The showing is exposed in a roadcut where highly faulted and skarn-altered limestones and associated silicified sedimentary rocks of the late Paleozoic Harper Ranch Group (Fieldwork 2000) are in contact with diorite, microdiorite and silicified greenstone of the Dum Lake Intrusive Complex. Two separate sulphide zones, each approximately 1 metre wide, are enclosed within silicified microdiorite and greenstone. The two zones are estimated to contain approximately 20 to 35 percent sulphides respectively, comprising veins, lenses and disseminations of pyrite, pyrrhotite and chalcopyrite. A one metre sample across the most sulphide-rich zone analysed 7328 ppm copper, 4.5 ppm silver, 580 ppb gold; a sample of the same width across the other sulphide zone yielded 6154 ppm copper, 4.2 ppm silver and 160 ppb gold. A selected sample assayed 11,474 ppm copper, 9.1 ppm silver and 1460 ppb gold (Assessment Report 13519).

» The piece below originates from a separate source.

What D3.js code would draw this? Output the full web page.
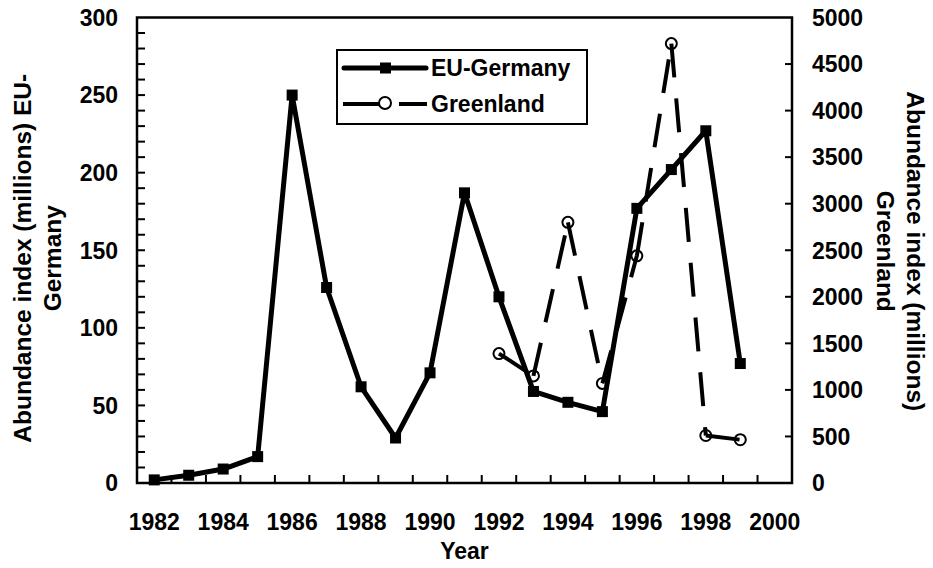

The altered limestone exposed in the Highway 24 roadcut contains local lenses of heavily disseminated pyrrhotite-pyrite, with traces of chalcopyrite and molybdenite (Assessment Report 18597), associated with garnetiferous skarn. The limestone can be traced from Nehalliston Creek in the north to Eakin Creek and is sparsely mineralized with chalcopyrite and locally galena (Assessment Report 13519).
The Upper Triassic to Lower Jurassic Dum Lake complex is comprised of ultramafic and mafic plutonic rocks that could be part of an Alaskan-type intrusive body. The mafic portions of the Dum Lake complex are dominated by coarse to medium-grained gabbro and diorite but locally includes clinopyroxenite, monzogabbro, microdiorite and tonalite. The ultramafic portion of the Dum Lake complex includes an assemblage of variably serpentinized, locally talc and carbonate-altered rocks consisting of clinopyroxenite, wehrlite and dunite. The Dum Lake complex is truncated by granodioritic rocks of the Triassic to Jurassic Thuya batholith on its southeast side. On its eastward side, Dum Lake complex diorites and gabbros are in contact with massive andesites of the Upper Triassic Nicola Group and argillites, limestones and cherts of the late Paleozoic Harper Ranch Group (Fieldwork 2000).
The property was staked in 1985 by Craven Resources Incorporated. A program of geological mapping, soil geochemical sampling, panned stream sediment samples, lithogeochemical sampling, magnetic and VLF-EM surveying was carried out (Assessment Reports 13519 and 14477). In 1987, 21 kilometres of magnetic and VLF-EM surveying was completed by Craven Resources Incorporated. A prospecting program was completed by Pacific Comox Resources on the Cedar skarn in 1988 (Assessment Report 17709). Pacific Comox Resources completed 22 kilometres of magnetic and VLF-EM surveying in 1989 (Assessment Report 18612).